Zeliş Deniz - LGBTİ aktivist

"Asıl mesele cinsiyet değil toplumsal cinsiyet meselesi aslında. Toplumsal cinsiyetin 'erkeklik' algısı değişmedikçe kadın kimliği erkek üzerinden tanımlanarak cinsiyet sınıfındaki yerini koruyacaktır. Ülkemizde Cumhurbaşkanı adayı olabilecek onca kadın varken hiçbir partinin kadın aday çıkartmamasını, siyasetin bir erkek oyunu olarak tanımlayıp, kadın aday göstermenin seçmende geri tepeceği korkusu olduğunu düşünüyorum. Öyle ki her gün bir kadın cinayeti haberinde ölmüş kadınların fotoğrafları ile tanımlanan bu kimliğe Cumhurbaşkanı adaylığını yakıştıramamışlar. Kadınları güçlendirecek her adımdan kaçan eril siyaset 'kadın işgali' ne uğramadıkça uzun süre Cumhurbaşkanı adayı olarak bir kadın göremeyeceğiz.

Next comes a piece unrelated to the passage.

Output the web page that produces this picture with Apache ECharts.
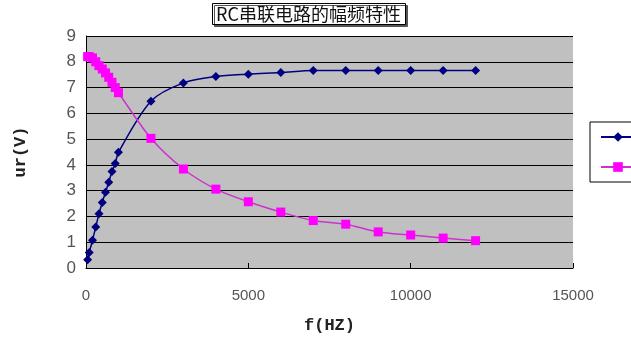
<!DOCTYPE html>
<html>
<head>
<meta charset="utf-8">
<script src="https://cdn.jsdelivr.net/npm/echarts@6/dist/echarts.min.js"></script>
<style>html,body{margin:0;padding:0;background:#fff;}#c{width:631px;height:343px;}</style>
</head>
<body>
<div id="c"></div>
<script>
var titleText = 'RC串联电路的幅频特性';
var xName = 'f(HZ)';
var yName = 'ur(V)';
var seriesNames = ['系列1', '系列2'];
var freqs = [50,100,200,300,400,500,600,700,800,900,1000,2000,3000,4000,5000,6000,7000,8000,9000,10000,11000,12000];
var ur = [0.32,0.60,1.08,1.59,2.10,2.54,2.94,3.33,3.74,4.05,4.49,6.47,7.18,7.43,7.52,7.58,7.66,7.66,7.66,7.66,7.66,7.66];
var uc = [8.2,8.2,8.15,8.0,7.85,7.72,7.57,7.4,7.2,7.0,6.8,5.03,3.84,3.06,2.57,2.17,1.84,1.70,1.40,1.28,1.16,1.06];

function pairs(xs, ys){ return xs.map(function(x,i){ return [x, ys[i]]; }); }

var chart = echarts.init(document.getElementById('c'));
chart.setOption({
  animation: false,
  backgroundColor: '#fff',
  title: {
    text: titleText,
    left: 212, top: 3,
    padding: [2, 5, 2, 4],
    borderColor: '#000', borderWidth: 1,
    backgroundColor: '#fff',
    shadowColor: '#555', shadowOffsetX: 2, shadowOffsetY: 2, shadowBlur: 0,
    textStyle: { fontFamily: '"Noto Sans CJK SC"', fontSize: 18, fontWeight: 'normal', color: '#111' }
  },
  legend: {
    left: 590, top: 122,
    orient: 'vertical',
    padding: [8, 8, 8, 10],
    itemGap: 16,
    itemWidth: 34, itemHeight: 12,
    borderColor: '#000', borderWidth: 1,
    textStyle: { fontSize: 14, color: '#000' },
    data: seriesNames
  },
  grid: {
    left: 86, right: 58, top: 36, bottom: 75,
    show: true, backgroundColor: '#C0C0C0', borderWidth: 0
  },
  xAxis: {
    type: 'value', min: 0, max: 15000, interval: 5000,
    name: xName, nameLocation: 'middle', nameGap: 49,
    nameTextStyle: { fontFamily: '"Liberation Mono"', fontSize: 17, fontWeight: 'bold', color: '#222' },
    axisLine: { show: true, lineStyle: { color: '#000', width: 1 } },
    axisTick: { show: true, inside: true, length: 5, lineStyle: { color: '#000' } },
    axisLabel: { fontFamily: '"Liberation Sans"', fontSize: 15, color: '#555', margin: 20,
      formatter: function(v){ return String(v); } },
    splitLine: { show: false }
  },
  yAxis: {
    type: 'value', min: 0, max: 9, interval: 1,
    name: yName, nameLocation: 'middle', nameGap: 57, nameRotate: 90,
    nameTextStyle: { fontFamily: '"Liberation Mono"', fontSize: 17, fontWeight: 'bold', color: '#222' },
    axisLine: { show: true, lineStyle: { color: '#000', width: 1 } },
    axisTick: { show: false },
    axisLabel: { fontFamily: '"Liberation Sans"', fontSize: 17, color: '#555', margin: 10 },
    splitLine: { show: true, lineStyle: { color: '#000', width: 1 } }
  },
  series: [
    {
      name: seriesNames[0], type: 'line', smooth: 0.3,
      data: pairs(freqs, ur),
      symbol: 'diamond', symbolSize: 9,
      itemStyle: { color: '#000080' },
      lineStyle: { color: '#000080', width: 1.5 }
    },
    {
      name: seriesNames[1], type: 'line', smooth: 0.3,
      data: pairs(freqs, uc),
      symbol: 'rect', symbolSize: 9,
      itemStyle: { color: '#FF00FF' },
      lineStyle: { color: '#CC33CC', width: 1.5 }
    }
  ]
});
</script>
</body>
</html>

Deniz, oy vereceği kriterleri ve adayları şöyle anlatıyor;

"Demirtaş için özgürlük, İhsanoğlu için muhfazakar diyebilirim. Erdoğan ise kindar, öfke, gerilim filmi... Daha ne diyebilirim bilemedim ama huzursuz bir ülke işte.  Adaylara şöyle bir baktığımda LGBTİ meselesi üzerine samimi bir şekilde düşen Demirtaş. Özgürlükçü ve eşitlikçi yaklaşımının ileride LGBTİ haklarının anayasal düzende önünü açabileceğini düşünüyorum."